Israel’s Labor government survived its first major parliamentary challenge Monday when a series of no-confidence motions over controversial statements on religious issues made by Education Minister Shulamit Aloni were voted down 59- 51.
An advance deal to safeguard the coalition made the actual vote something of an anti-climax and shifted the legislature’s attention to a moment of drama staged by an opposition politician in the presence of television cameras.
Veteran Knesset member Menachem Porush of the haredi, or fervently Orthodox, United Torah Judaism bloc demonstratively tore his shirt as a symbol of Jewish mourning over Aloni’s alleged blasphemies.

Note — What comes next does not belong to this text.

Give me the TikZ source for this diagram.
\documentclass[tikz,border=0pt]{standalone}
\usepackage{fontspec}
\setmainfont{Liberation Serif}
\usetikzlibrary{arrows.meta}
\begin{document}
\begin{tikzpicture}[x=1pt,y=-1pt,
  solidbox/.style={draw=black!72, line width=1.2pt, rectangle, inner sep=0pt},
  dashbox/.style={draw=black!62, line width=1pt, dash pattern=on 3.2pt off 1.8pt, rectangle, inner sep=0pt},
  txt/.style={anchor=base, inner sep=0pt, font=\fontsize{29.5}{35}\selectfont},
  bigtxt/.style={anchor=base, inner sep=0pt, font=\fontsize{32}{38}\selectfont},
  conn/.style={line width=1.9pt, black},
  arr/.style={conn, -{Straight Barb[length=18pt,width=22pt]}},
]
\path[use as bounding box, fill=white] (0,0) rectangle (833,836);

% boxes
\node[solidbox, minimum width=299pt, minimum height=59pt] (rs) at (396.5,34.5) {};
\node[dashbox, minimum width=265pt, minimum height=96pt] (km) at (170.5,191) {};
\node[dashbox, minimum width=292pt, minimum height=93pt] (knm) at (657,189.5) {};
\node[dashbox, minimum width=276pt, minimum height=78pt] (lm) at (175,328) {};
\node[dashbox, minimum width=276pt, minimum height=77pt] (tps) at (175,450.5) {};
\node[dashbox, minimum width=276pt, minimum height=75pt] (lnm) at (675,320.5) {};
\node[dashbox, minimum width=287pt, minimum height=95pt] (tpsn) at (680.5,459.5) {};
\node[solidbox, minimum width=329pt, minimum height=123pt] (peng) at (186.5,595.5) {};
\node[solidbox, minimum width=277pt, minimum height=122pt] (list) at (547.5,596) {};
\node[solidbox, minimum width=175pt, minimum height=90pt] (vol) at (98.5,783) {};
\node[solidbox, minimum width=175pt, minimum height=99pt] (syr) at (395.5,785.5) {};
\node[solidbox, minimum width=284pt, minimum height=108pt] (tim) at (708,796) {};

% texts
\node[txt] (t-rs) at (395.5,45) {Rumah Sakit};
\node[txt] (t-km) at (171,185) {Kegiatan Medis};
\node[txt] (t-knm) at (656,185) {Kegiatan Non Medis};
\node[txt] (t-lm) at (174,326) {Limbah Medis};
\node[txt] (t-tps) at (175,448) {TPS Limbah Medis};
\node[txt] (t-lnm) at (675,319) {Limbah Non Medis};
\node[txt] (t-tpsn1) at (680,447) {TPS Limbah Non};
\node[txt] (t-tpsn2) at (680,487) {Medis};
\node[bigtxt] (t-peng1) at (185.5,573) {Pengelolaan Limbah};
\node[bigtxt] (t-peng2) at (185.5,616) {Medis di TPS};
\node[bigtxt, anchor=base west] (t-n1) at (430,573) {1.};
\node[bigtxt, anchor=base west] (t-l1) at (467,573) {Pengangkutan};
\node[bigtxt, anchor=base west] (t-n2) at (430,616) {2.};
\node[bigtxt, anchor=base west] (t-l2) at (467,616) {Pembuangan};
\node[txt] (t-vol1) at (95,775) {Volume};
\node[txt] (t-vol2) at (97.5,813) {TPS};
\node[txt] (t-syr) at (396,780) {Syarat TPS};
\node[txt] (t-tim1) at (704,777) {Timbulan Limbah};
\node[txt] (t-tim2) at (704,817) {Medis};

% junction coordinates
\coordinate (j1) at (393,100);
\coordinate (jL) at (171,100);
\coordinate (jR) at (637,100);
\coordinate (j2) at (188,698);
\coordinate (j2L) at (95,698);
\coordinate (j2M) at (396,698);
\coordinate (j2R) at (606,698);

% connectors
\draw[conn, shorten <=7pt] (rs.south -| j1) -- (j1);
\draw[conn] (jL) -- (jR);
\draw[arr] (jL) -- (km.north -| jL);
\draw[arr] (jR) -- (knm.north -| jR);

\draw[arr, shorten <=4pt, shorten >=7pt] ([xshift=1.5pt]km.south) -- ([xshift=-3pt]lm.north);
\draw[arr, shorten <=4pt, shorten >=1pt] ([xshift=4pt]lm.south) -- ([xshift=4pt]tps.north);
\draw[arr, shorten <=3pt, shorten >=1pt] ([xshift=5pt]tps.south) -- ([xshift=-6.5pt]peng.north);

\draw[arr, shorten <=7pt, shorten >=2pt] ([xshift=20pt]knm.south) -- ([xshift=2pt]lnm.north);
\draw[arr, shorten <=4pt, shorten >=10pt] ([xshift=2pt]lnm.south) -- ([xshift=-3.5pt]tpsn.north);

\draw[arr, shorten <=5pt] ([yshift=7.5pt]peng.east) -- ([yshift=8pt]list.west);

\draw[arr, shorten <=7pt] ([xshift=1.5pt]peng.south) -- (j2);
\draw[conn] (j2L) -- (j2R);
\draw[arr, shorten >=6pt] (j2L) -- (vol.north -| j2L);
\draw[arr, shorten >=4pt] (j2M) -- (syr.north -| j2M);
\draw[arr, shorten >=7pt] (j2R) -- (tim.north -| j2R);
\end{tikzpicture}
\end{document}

Aloni, in public statements several weeks ago, disparaged the literal version of biblical Creation and proposed that the name of God be omitted from a memorial prayer. Porush said that Jewish law requires observant Jews to perform the “kriah” (tearing) ritual over such heresy.
But he was nonplussed when, during the Knesset debase, a Labor Party negotiator disclosed that Porush had repeatedly met with Aloni in secret and veritably “begged” her to retain responsibility for the haredi education system and not delegate it to her deputy, Rabbi Moshe Maiya of the rival haredi party Shas.

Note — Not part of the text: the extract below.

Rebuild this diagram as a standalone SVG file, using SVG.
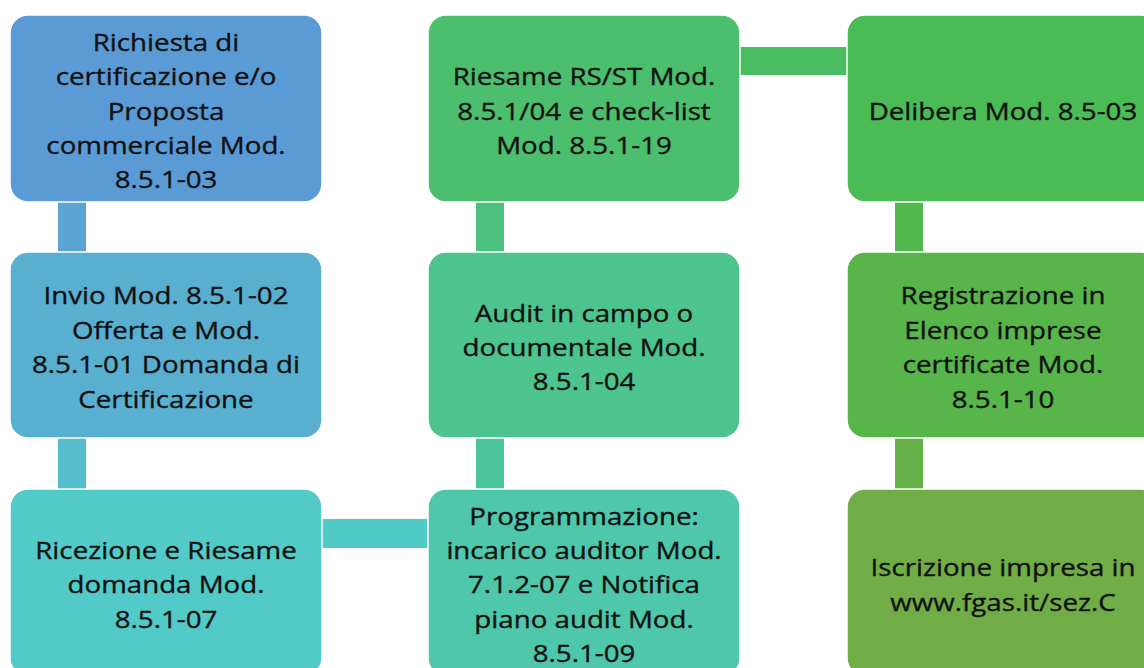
<svg xmlns="http://www.w3.org/2000/svg" width="1144" height="668" viewBox="0 0 1144 668">
<style>
.box{stroke:#ffffff;stroke-width:1.5}
.lbl{font-family:"Open Sans","Liberation Sans",sans-serif;font-size:24px;fill:#111111;stroke:#111111;stroke-width:0.35;text-anchor:middle}
</style>
<rect x="0" y="0" width="1144" height="668" fill="#ffffff"/>
<g id="connectors">
<rect x="58" y="202" width="28" height="50" fill="#5AA5D3"/>
<rect x="58" y="438" width="28" height="51" fill="#55BDCC"/>
<rect x="322" y="519" width="106" height="29" fill="#50CAC6"/>
<rect x="476" y="438" width="28" height="51" fill="#4DC59C"/>
<rect x="476" y="202" width="28" height="50" fill="#4CC17E"/>
<rect x="740" y="47" width="107" height="28" fill="#4ABD62"/>
<rect x="895" y="202" width="28" height="50" fill="#50B84F"/>
<rect x="895" y="438" width="28" height="51" fill="#66B048"/>
</g>
<g id="n1">
<rect class="box" x="10" y="15" width="312" height="187" rx="18" fill="#5B9BD5"/>
<text class="lbl" transform="translate(166 0) scale(1.155 1)"><tspan x="0" y="50.8">Richiesta di</tspan><tspan x="0" y="85.2">certificazione e/o</tspan><tspan x="0" y="119.6">Proposta</tspan><tspan x="0" y="154">commerciale Mod.</tspan><tspan x="0" y="188.4">8.5.1-03</tspan></text>
</g>
<g id="n2">
<rect class="box" x="10" y="252" width="312" height="186" rx="18" fill="#59AFD0"/>
<text class="lbl" transform="translate(166 0) scale(1.155 1)"><tspan x="0" y="304.4">Invio Mod. 8.5.1-02</tspan><tspan x="0" y="338.8">Offerta e Mod.</tspan><tspan x="0" y="373.2">8.5.1-01 Domanda di</tspan><tspan x="0" y="407.6">Certificazione</tspan></text>
</g>
<g id="n3">
<rect class="box" x="10" y="489" width="312" height="187" rx="18" fill="#52CBC8"/>
<text class="lbl" transform="translate(166 0) scale(1.155 1)"><tspan x="0" y="559.1">Ricezione e Riesame</tspan><tspan x="0" y="593.5">domanda Mod.</tspan><tspan x="0" y="627.9">8.5.1-07</tspan></text>
</g>
<g id="n4">
<rect class="box" x="428" y="489" width="312" height="187" rx="18" fill="#4EC7AA"/>
<text class="lbl" transform="translate(584 0) scale(1.155 1)"><tspan x="0" y="524.7">Programmazione:</tspan><tspan x="0" y="559.1">incarico auditor Mod.</tspan><tspan x="0" y="593.5">7.1.2-07 e Notifica</tspan><tspan x="0" y="627.9">piano audit Mod.</tspan><tspan x="0" y="662.3">8.5.1-09</tspan></text>
</g>
<g id="n5">
<rect class="box" x="428" y="252" width="312" height="186" rx="18" fill="#4DC48E"/>
<text class="lbl" transform="translate(584 0) scale(1.155 1)"><tspan x="0" y="321.6">Audit in campo o</tspan><tspan x="0" y="356">documentale Mod.</tspan><tspan x="0" y="390.4">8.5.1-04</tspan></text>
</g>
<g id="n6">
<rect class="box" x="428" y="15" width="312" height="187" rx="18" fill="#4BBF6E"/>
<text class="lbl" transform="translate(584 0) scale(1.155 1)"><tspan x="0" y="85.2">Riesame RS/ST Mod.</tspan><tspan x="0" y="119.6">8.5.1/04 e check-list</tspan><tspan x="0" y="154">Mod. 8.5.1-19</tspan></text>
</g>
<g id="n7">
<rect class="box" x="847" y="15" width="312" height="187" rx="18" fill="#4ABB55"/>
<text class="lbl" transform="translate(1003 0) scale(1.155 1)"><tspan x="0" y="119.6">Delibera Mod. 8.5-03</tspan></text>
</g>
<g id="n8">
<rect class="box" x="847" y="252" width="312" height="186" rx="18" fill="#57B54A"/>
<text class="lbl" transform="translate(1003 0) scale(1.155 1)"><tspan x="0" y="304.4">Registrazione in</tspan><tspan x="0" y="338.8">Elenco imprese</tspan><tspan x="0" y="373.2">certificate Mod.</tspan><tspan x="0" y="407.6">8.5.1-10</tspan></text>
</g>
<g id="n9">
<rect class="box" x="847" y="489" width="312" height="187" rx="18" fill="#70AD47"/>
<text class="lbl" transform="translate(1003 0) scale(1.155 1)"><tspan x="0" y="576.3">Iscrizione impresa in</tspan><tspan x="0" y="610.7">www.fgas.it/sez.C</tspan></text>
</g>
</svg>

“Which Menachem Porush are we to believe?” asked Health Minister Haim Ramon, “the one who tore kriah here over Aloni’s blasphemies or the one who begged her to keep haredi schools under her wing?”.

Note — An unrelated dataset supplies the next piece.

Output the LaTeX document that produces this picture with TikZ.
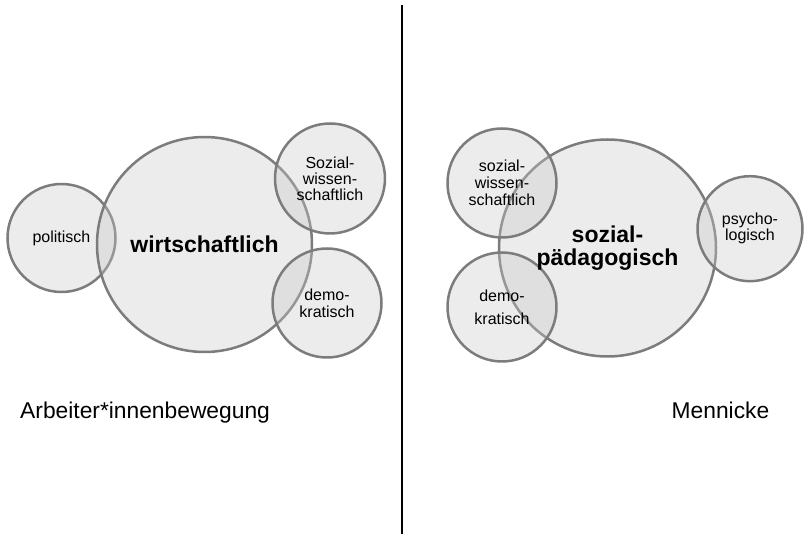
\documentclass[tikz,border=0pt]{standalone}
\usepackage{fontspec}
\setmainfont{Liberation Sans}
\definecolor{bordergray}{HTML}{7C7C7C}
\definecolor{fillgray}{HTML}{C8C8C8}
\begin{document}
\begin{tikzpicture}[x=1pt,y=-1pt,
  bubble/.style={circle, draw=bordergray, line width=2.5pt, fill=fillgray,
    fill opacity=0.35, inner sep=0pt, outer sep=0pt},
  smalltext/.style={align=center, inner sep=0pt, font=\fontsize{16}{#1}\selectfont},
  smalltext/.default=16,
  bigtext/.style={align=center, inner sep=0pt, font=\fontsize{23}{23.5}\selectfont\bfseries},
  caption/.style={inner sep=0pt, font=\fontsize{22.8}{26}\selectfont}]
\useasboundingbox (0,0) rectangle (804,534);

% divider
\coordinate (divtop) at (402,5);
\coordinate (divbot) at (402,534);
\draw[line width=2.6pt] (divtop) -- (divbot);

% left group
\node[bubble, minimum size=108pt] (lpol) at (61.5,238) {};
\node[bubble, minimum size=215pt] (lbig) at (204.5,244.5) {};
\node[bubble, minimum size=110pt] (lsoz) at (330,178.5) {};
\node[bubble, minimum size=109pt] (ldem) at (327,303) {};

\node[smalltext] (lpoltxt) at (lpol.center) {politisch};
\node[bigtext] (lbigtxt) at (lbig.center) {wirtschaftlich};
\node[smalltext] (lsoztxt) at (lsoz.center) {Sozial-\\wissen-\\schaftlich};
\node[smalltext=17] (ldemtxt) at (ldem.center) {demo-\\kratisch};

% right group
\node[bubble, minimum size=217pt] (rbig) at (607.5,248) {};
\node[bubble, minimum size=109pt] (rsoz) at (502,183) {};
\node[bubble, minimum size=109pt] (rdem) at (502,307) {};
\node[bubble, minimum size=105pt] (rpsy) at (750,228.7) {};

\node[bigtext] (rbigtxt) at (rbig.center) {sozial-\\pädagogisch};
\node[smalltext=17] (rsoztxt) at (rsoz.center) {sozial-\\wissen-\\schaftlich};
\node[smalltext=23] (rdemtxt) at (rdem.center) {demo-\\kratisch};
\node[smalltext] (rpsytxt) at (rpsy.center) {psycho-\\logisch};

% captions
\node[caption, anchor=base west] (lcap) at (20,419) {Arbeiter*innenbewegung};
\node[caption, anchor=base] (rcap) at (720.5,419) {Mennicke};
\end{tikzpicture}
\end{document}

Ramon accused United Torah Judaism and the National Religious Party, both of which are in the opposition, unlike Shas, of “speaking in the name of God but not meaning it.”
“Some of you are dying to enter this government that you criticize so severely. Others are simply determined to tear it down,” he said.
Observers attuned to political nuance heard this as an indication that both Porush and government leaders are keeping that door open for United Torah Judaism to join the coalition in the future.
Further hints of this came in remarks by Porush before his dramatic presentation, in which he praised the policy goals set forward by Prime Minister Yitzhak Rabin for the government.
In turn, Police Minister Moshe Shahal of Labor, speaking for the government, lauded Porush as a skilled and dignified parliamentarian who spoke with “pathos and feeling.”
Shahal compared the speech of the United Torah Judaism leader favorably with those of two other opposition speakers: Ariel Sharon of Likud and Gonen Segev of Tsomet, who had argued on behalf of no-confidence motions related to security and diplomatic issues.
By pre-arrangement, Shas’ six Knesset members stayed away from the Knesset for the no-confidence vote on Aloni’s remarks. Their absence was in line with the terms of an agreement Labor had worked out earlier in the day with its two coalition partners, Shas and Aloni’s Meretz bloc.
As part of the same agreement, Rabin convened a brief Cabinet meeting before the Knesset debate to warn the feuding ministers against further “upsets” in relation between them.
Statements made at the Cabinet session by the prime minister and by Aloni were read aloud from the Knesset podium by Ramon, who has played a mediating role in the coalition crisis.
In her statement, Aloni expressed “great regret” if her comments had offended the Orthodox community. She reiterated her own and her party’s desire for the continuation in office of the present government and pledged to work together with its other components in “mutual respect, mutual consideration, mutual listening and good will.”
Rabin, in his statement, said that although he deplored Aloni’s remarks, he had turned down Shas’s request to remove her from the education post after she expressed her regret and provided assurances about the future.
He vowed he would use his “legal powers” if “upsets” such as those that had “plagued the Likud government” before him occurred in future.
The accord involving the left-wing Meretz and the haredi Shas was finalized at noon by the Shas Council of Torah Sages. In a unanimous decision, it instructed the Shas faction to abstain in the no-confidence vote, in light of the understandings reached with the prime minister.
Among these understandings is a role for Deputy Education Minister Maiya in directing Jewish heritage curricula in non-Orthodox state schools; arrangements for periodic lectures by rabbis in such schools; and, in a non- educational issue, tighten kashrut regulations for imported meat.
Observers in the Knesset were divided over the long-term significance of the day’s events. Some agreed with Ramon, who said the government had emerged from the crisis “strengthened.” Others predicted further discord ahead between the haredi Shas and the secular Meretz.